O cartola chegou a apresentar documentos que comprovariam a existência de um contrato entre ele e o clube, porém o mesmo foi rejeitado pela juíza Viviane Tanures, sob alegação de que o documento “possuía vício de falsidade ideológica” pois parecia um documento “preenchido em formulário padrão (geralmente encontrado em livrarias)”. Ela finalizou seu veredito afirmando que “o autor àquela época já exercia a Presidência do Esporte Clube Vitória, bem como do Vitória S.A.”. Paulo perdeu e teve que pagar 5 mil reais pelas custas processuais. 

Mas não desistiu. Tentou um novo recurso, pedindo que se analisasse a possibilidade de responsabilizar o Esporte Clube Vitória como devedor solidário. Também requereu o benefício da Justiça gratuita, alegando “se tratar de pessoa pobre e não poder arcar com o pagamento das custas”. Novamente perdeu e teve que desembolsar mais R$ 2,5 mil. Pra piorar, ele havia pedido que o processo corresse em segredo de justiça, o que também foi negado.

Totalizando os pedidos de revisões trabalhistas e de danos morais – onde o dirigente alegou ter sofrido “achincalhamentos  e campanhas difamatórias” após sua saída, Paulo Carneiro chegou a requerer uma quantia de 10 milhões de reais do clube, ao tempo em que se apresentava como diretor de futebol do arquirrival rubro-negro, o Esporte Clube Bahia.

O segundo processo

Derrotado na primeira tentativa, Paulo Carneiro voltou à justiça em 2010, alegando uma dívida de 820 mil reais do Vitória S/A com sua empresa, a Carneiro Assessoria Financeira Ltda. Essa empresa, que tem entre os sócios-fundadores o próprio Paulo Carneiro e sua ex-esposa Giovânia Pereira, tinha sido contratada para prestar serviços ao Vitória S/A 2004 e 2005.

A contratação ocorreu em nome da sócia da empresa e, além da sua assinatura, teve também as de Walter Seijo e Jorge Valderrama, ambos representando o Vitória S/A. De acordo com o contrato, o clube-empresa deveria pagar mensalmente a quantia de R$ 40,5 mil à Carneiro Assessoria Financeira Ltda, o que, de acordo com a referida, não ocorreu. 

Foi este processo que foi resgatado graças às movimentações recentes. Esta ação sofreu movimentação judicial em julho de 2020, mais de dois anos após decisão proferida pela juíza Fernanda Marinho da Silva Godinho, da 11ª vara cível de Salvador, em 14 de dezembro de 2017.

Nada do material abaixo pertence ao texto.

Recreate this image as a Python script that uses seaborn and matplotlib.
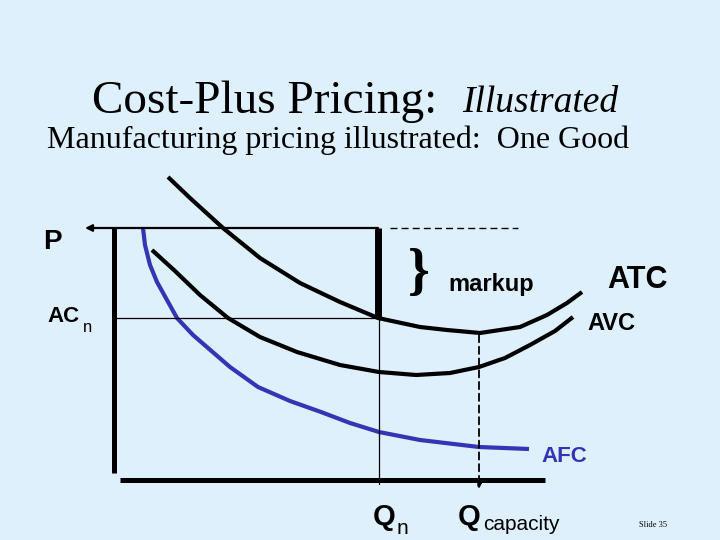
"""
Cost-plus pricing diagram: ATC, AVC and AFC curves with markup over ACn.
Units are arbitrary (quantity on x, unit cost on y).
"""

import numpy as np
import pandas as pd
import matplotlib
matplotlib.use("Agg")
import matplotlib.pyplot as plt
import seaborn as sns


BG = "#DEF0FC"
BLUE = "#3434B4"

# curve readings (quantity, unit cost)
atc_q = [54, 76, 109, 146, 186, 226, 264, 306, 333, 366, 406, 433, 453, 468]
atc_c = [303, 282, 252, 222, 197, 178, 162, 153, 150, 147, 153, 165, 177, 188]

avc_q = [38, 61, 86, 114, 146, 183, 226, 265, 302, 336, 365, 391, 416, 441, 459]
avc_c = [230, 209, 185, 162, 143, 128, 115, 108, 105, 107, 113, 122, 135, 149, 163]

afc_q = [29, 31, 36, 43, 53, 63, 79, 94, 116, 144, 176, 207, 236, 265, 306, 365, 415]
afc_c = [252, 235, 215, 198, 180, 162, 145, 132, 113, 93, 79, 68, 57, 48, 40, 33, 31]

# key levels
P = 252
AC_N = 162
Q_N = 265
Q_CAP = 365


sns.set_theme(style="white", rc={"axes.facecolor": BG, "figure.facecolor": BG,
                                 "text.color": "black"})
plt.rcParams["font.family"] = ["Liberation Sans", "DejaVu Sans"]

fig = plt.figure(figsize=(7.2, 5.4), dpi=100)
ax = fig.add_axes([0, 0, 1, 1])
ax.set_xlim(-114, 606)
ax.set_ylim(-60, 480)
ax.axis("off")

curves = pd.concat([
    pd.DataFrame({"q": atc_q, "c": atc_c, "curve": "ATC"}),
    pd.DataFrame({"q": avc_q, "c": avc_c, "curve": "AVC"}),
    pd.DataFrame({"q": afc_q, "c": afc_c, "curve": "AFC"}),
])
sns.lineplot(data=curves, x="q", y="c", hue="curve", sort=False, estimator=None,
             palette={"ATC": "black", "AVC": "black", "AFC": BLUE},
             linewidth=3, legend=False, ax=ax,
             solid_capstyle="butt", solid_joinstyle="round")

# axes of the diagram
ax.plot([0, 0], [7, P], color="black", lw=3.6, solid_capstyle="butt")
ax.plot([6, 431], [0, 0], color="black", lw=3.6, solid_capstyle="butt")

# price line with arrow to the left
ax.annotate("", xy=(-29, P), xytext=(Q_N - 1, P),
            arrowprops=dict(arrowstyle="-|>", color="black", lw=1.6,
                            mutation_scale=10, shrinkA=0, shrinkB=0))
ax.plot([276, 404], [P, P], color="black", lw=1.0, ls=(0, (5, 3)))

# markup bar, ACn line and Qn drop
ax.plot([Q_N - 1, Q_N - 1], [AC_N, P], color="black", lw=5, solid_capstyle="butt")
ax.plot([0, Q_N], [AC_N, AC_N], color="black", lw=0.9)
ax.plot([Q_N, Q_N], [AC_N, -4], color="black", lw=0.9)

# capacity drop, dashed with arrow
ax.annotate("", xy=(Q_CAP, -9), xytext=(Q_CAP, 145),
            arrowprops=dict(arrowstyle="-|>", color="black", lw=1.3, ls=(0, (4, 2.5)),
                            mutation_scale=8, shrinkA=0, shrinkB=0))

# labels
ax.text(-62, 238, "P", fontsize=20, fontweight="bold", ha="center", va="center")
ax.text(-67, 164, "AC", fontsize=16, fontweight="bold", ha="left", va="center")
ax.text(-31, 153, "n", fontsize=12, ha="left", va="center")
ax.text(305, 206, "}", fontsize=40, fontweight="bold", family="Liberation Serif",
        ha="center", va="center")
ax.text(334, 195, "markup", fontsize=17, fontweight="bold", ha="left", va="center")
ax.text(493, 200, "ATC", fontsize=22, fontweight="bold", ha="left", va="center")
ax.text(473, 156, "AVC", fontsize=17, fontweight="bold", ha="left", va="center")
ax.text(427, 23, "AFC", fontsize=16, fontweight="bold", color=BLUE, ha="left", va="center")
ax.text(259, -37, "Q", fontsize=21, fontweight="bold", ha="left", va="center")
ax.text(283, -48, "n", fontsize=15, ha="left", va="center")
ax.text(344, -37, "Q", fontsize=21, fontweight="bold", ha="left", va="center")
ax.text(369, -45, "capacity", fontsize=15, ha="left", va="center")
ax.text(539, -45, "Slide 35", fontsize=6, family="Liberation Serif", ha="center", va="center")

# titles
fig.text(92 / 720, 1 - 113 / 540, "Cost-Plus Pricing:", fontsize=34,
         family="Liberation Serif", ha="left", va="baseline")
fig.text(462 / 720, 1 - 112 / 540, "Illustrated", fontsize=27, style="italic",
         family="Liberation Serif", ha="left", va="baseline")
fig.text(47 / 720, 1 - 148 / 540, "Manufacturing pricing illustrated:  One Good",
         fontsize=23, family="Liberation Serif", ha="left", va="baseline")

fig.savefig("out.png", dpi=100, facecolor=BG)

Impedido de ser candidato, Paulo Carneiro apoia Manoel Matos nas eleições de 2017. Foto: Marcelo Góis / Arena Rubro-Negra

Nela, a magistrada acusa Paulo Carneiro de ter forjado o contrato para se beneficiar do clube. “”Em sede de contestação a parte ré arguiu incidente de falsidade afirmando que se trata de um pseudo contrato. Ressalta que a autora jamais prestou qualquer serviço ao acionado. Esclarece que o Sr. Paulo Carneiro, então presidente do clube, forjou o contrato para propiciar o recebimento de valores ‘por fora’, já que não foram assegurados pelo Conselho de Administração do acionado”, diz trecho da decisão da juíza.  “Verifica-se assim que o contrato firmado entre as partes foi realizado com o intuito de simular uma relação jurídica que de fato não existiu, apenas para recebimento de valores superiores àqueles que foram assegurados ao presidente estatutariamente pela sociedade a que presidia. […] Assim, evidenciada a simulação, impõe-se, por consequência a decretação da nulidade do ato jurídico simulado, devendo as partes retornar ao status quo ante”, aponta outra parte da sentença.”

A defesa de Paulo Carneiro reagiu em 6 de julho de 2020, alegando “oportuno apontar que a maioria dos clubes de futebol do Brasil adotam a presente estratégia, contratando-se em parte ou totalmente os serviços desenvolvidos por profissionais do futebol, através de empresa com autorização do profissional para tanto”. 

Caso não houvesse tal manifestação, o processo seria arquivado por ausência de movimentação.

A Resposta

Paulo Carneiro, através do site oficial do clube, emitiu um comunicado para se defender “de fatos falsamente alardeados nas redes sociais… Dando a entender que eu estaria aproveitando a minha condição no Clube para resolver a questão.”. Sendo assim, afirmou que apenas o “advogado constituído, por conduta própria, manifestando-se em decorrência da determinação judicial, APENAS interpôs embargos declaratórios, buscando que a sentença se tornasse mais clara”.